* STATED GOAL
Your copy of the material below should match it exactly, except that it holds no pictures.

****************

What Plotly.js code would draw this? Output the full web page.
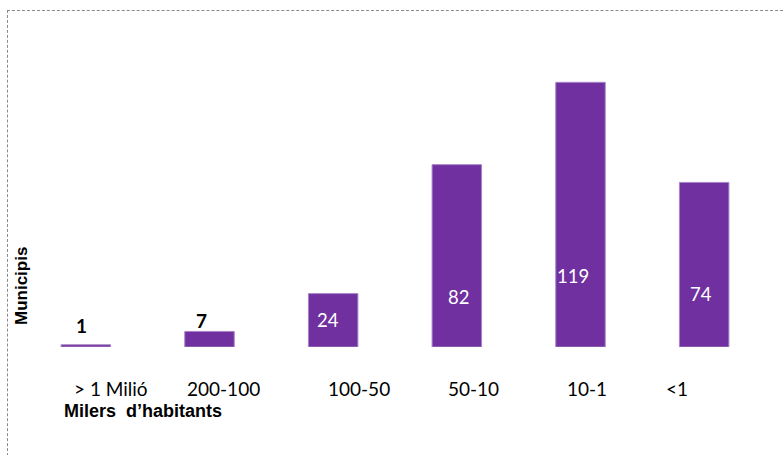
<!DOCTYPE html>
<html>
<head>
<meta charset="utf-8">
<script src="https://cdn.plot.ly/plotly-3.0.1.min.js"></script>
<style>
  html, body { margin: 0; padding: 0; background: #fff; }
  #wrap { position: relative; width: 783px; height: 455px; overflow: hidden; }
  #chart { position: absolute; left: 0; top: 0; width: 783px; height: 455px; }
  #frame { position: absolute; left: 7px; top: 10px; width: 800px; height: 460px;
           border-top: 1px dashed #8a8a8a; border-left: 1px dashed #8a8a8a; pointer-events: none; }
</style>
</head>
<body>
<div id="wrap"><div id="chart"></div><div id="frame"></div></div>
<script>
// ---- data ----
const categories = ["> 1 Milió", "200-100", "100-50", "50-10", "10-1", "<1"];
const municipis = [1, 7, 24, 82, 119, 74];
const xTitle = "Milers  d\u2019habitants";
const yTitle = "Municipis";

// ---- label styling (pixel offsets, not data) ----
const tickShiftX = [25.5, 13.5, 25.5, 16.5, 6.5, -27];
const valShiftX = [-4.5, -8.5, -5.5, 1.5, -7.5, -3];
const valShiftY = [22, 27, 27, 50, 71, 53.5];
const valOutside = [true, true, false, false, false, false];

const purple = "#7030A0";
const annotations = [];
categories.forEach((c, i) => {
  annotations.push({
    x: c, y: 0, xref: "x", yref: "y", text: c, showarrow: false,
    xanchor: "center", yanchor: "middle", xshift: tickShiftX[i], yshift: -41,
    font: { family: "Lato, 'Open Sans', sans-serif", size: 19, color: "#000" }
  });
  annotations.push({
    x: c, y: 0, xref: "x", yref: "y", text: String(municipis[i]), showarrow: false,
    xanchor: "center", yanchor: "middle", xshift: valShiftX[i], yshift: valShiftY[i],
    font: valOutside[i]
      ? { family: "Lato, sans-serif", size: 19, color: "#000", weight: "bold" }
      : { family: "Lato, sans-serif", size: 18.5, color: "#fff" }
  });
});
annotations.push({
  xref: "paper", yref: "paper", x: (62 - 24) / 742, y: (347 - 411) / 278,
  xanchor: "left", yanchor: "middle", showarrow: false, text: "<b>" + xTitle + "</b>",
  font: { family: "'Liberation Sans', Arial, sans-serif", size: 18, color: "#000" }
});
annotations.push({
  xref: "paper", yref: "paper", x: (21 - 24) / 742, y: (347 - 286) / 278,
  xanchor: "center", yanchor: "middle", showarrow: false, textangle: -90,
  text: "<b>" + yTitle + "</b>",
  font: { family: "'Liberation Sans', Arial, sans-serif", size: 17, color: "#000" }
});

const trace = {
  type: "bar",
  x: categories,
  y: municipis,
  marker: { color: purple, line: { color: "#a784c6", width: 1 } },
  hoverinfo: "x+y"
};

const layout = {
  width: 783, height: 455,
  margin: { l: 24, r: 17, t: 69, b: 108, pad: 0 },
  paper_bgcolor: "#fff", plot_bgcolor: "#fff",
  bargap: 0.6,
  showlegend: false,
  xaxis: { type: "category", showticklabels: false, showgrid: false, zeroline: false,
           showline: false, ticks: "", fixedrange: true },
  yaxis: { range: [0, 125], showticklabels: false, showgrid: false, zeroline: false,
           showline: false, ticks: "", fixedrange: true },
  annotations: annotations
};

Plotly.newPlot("chart", [trace], layout, { displayModeBar: false, staticPlot: true });
</script>
</body>
</html>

****************

* FINAL RESULT
What Plotly.js code would draw this? Output the full web page.
<!DOCTYPE html>
<html>
<head>
<meta charset="utf-8">
<script src="https://cdn.plot.ly/plotly-3.0.1.min.js"></script>
<style>
  html, body { margin: 0; padding: 0; background: #fff; }
  #wrap { position: relative; width: 783px; height: 455px; overflow: hidden; }
  #chart { position: absolute; left: 0; top: 0; width: 783px; height: 455px; }
  #frame { position: absolute; left: 7px; top: 10px; width: 800px; height: 460px;
           border-top: 1px dashed #8a8a8a; border-left: 1px dashed #8a8a8a; pointer-events: none; }
</style>
</head>
<body>
<div id="wrap"><div id="chart"></div><div id="frame"></div></div>
<script>
// ---- data ----
const categories = ["> 1 Milió", "200-100", "100-50", "50-10", "10-1", "<1"];
const municipis = [1, 7, 24, 82, 119, 74];
const xTitle = "Milers  d\u2019habitants";
const yTitle = "Municipis";

// ---- label styling (pixel offsets, not data) ----
const tickShiftX = [25.5, 13.5, 25.5, 16.5, 6.5, -27];
const valShiftX = [-4.5, -8.5, -5.5, 1.5, -7.5, -3];
const valShiftY = [22, 27, 27, 50, 71, 53.5];
const valOutside = [true, true, false, false, false, false];

const purple = "#7030A0";
const annotations = [];
categories.forEach((c, i) => {
  annotations.push({
    x: c, y: 0, xref: "x", yref: "y", text: c, showarrow: false,
    xanchor: "center", yanchor: "middle", xshift: tickShiftX[i], yshift: -41,
    font: { family: "Lato, 'Open Sans', sans-serif", size: 19, color: "#000" }
  });
  annotations.push({
    x: c, y: 0, xref: "x", yref: "y", text: String(municipis[i]), showarrow: false,
    xanchor: "center", yanchor: "middle", xshift: valShiftX[i], yshift: valShiftY[i],
    font: valOutside[i]
      ? { family: "Lato, sans-serif", size: 19, color: "#000", weight: "bold" }
      : { family: "Lato, sans-serif", size: 18.5, color: "#fff" }
  });
});
annotations.push({
  xref: "paper", yref: "paper", x: (62 - 24) / 742, y: (347 - 411) / 278,
  xanchor: "left", yanchor: "middle", showarrow: false, text: "<b>" + xTitle + "</b>",
  font: { family: "'Liberation Sans', Arial, sans-serif", size: 18, color: "#000" }
});
annotations.push({
  xref: "paper", yref: "paper", x: (21 - 24) / 742, y: (347 - 286) / 278,
  xanchor: "center", yanchor: "middle", showarrow: false, textangle: -90,
  text: "<b>" + yTitle + "</b>",
  font: { family: "'Liberation Sans', Arial, sans-serif", size: 17, color: "#000" }
});

const trace = {
  type: "bar",
  x: categories,
  y: municipis,
  marker: { color: purple, line: { color: "#a784c6", width: 1 } },
  hoverinfo: "x+y"
};

const layout = {
  width: 783, height: 455,
  margin: { l: 24, r: 17, t: 69, b: 108, pad: 0 },
  paper_bgcolor: "#fff", plot_bgcolor: "#fff",
  bargap: 0.6,
  showlegend: false,
  xaxis: { type: "category", showticklabels: false, showgrid: false, zeroline: false,
           showline: false, ticks: "", fixedrange: true },
  yaxis: { range: [0, 125], showticklabels: false, showgrid: false, zeroline: false,
           showline: false, ticks: "", fixedrange: true },
  annotations: annotations
};

Plotly.newPlot("chart", [trace], layout, { displayModeBar: false, staticPlot: true });
</script>
</body>
</html>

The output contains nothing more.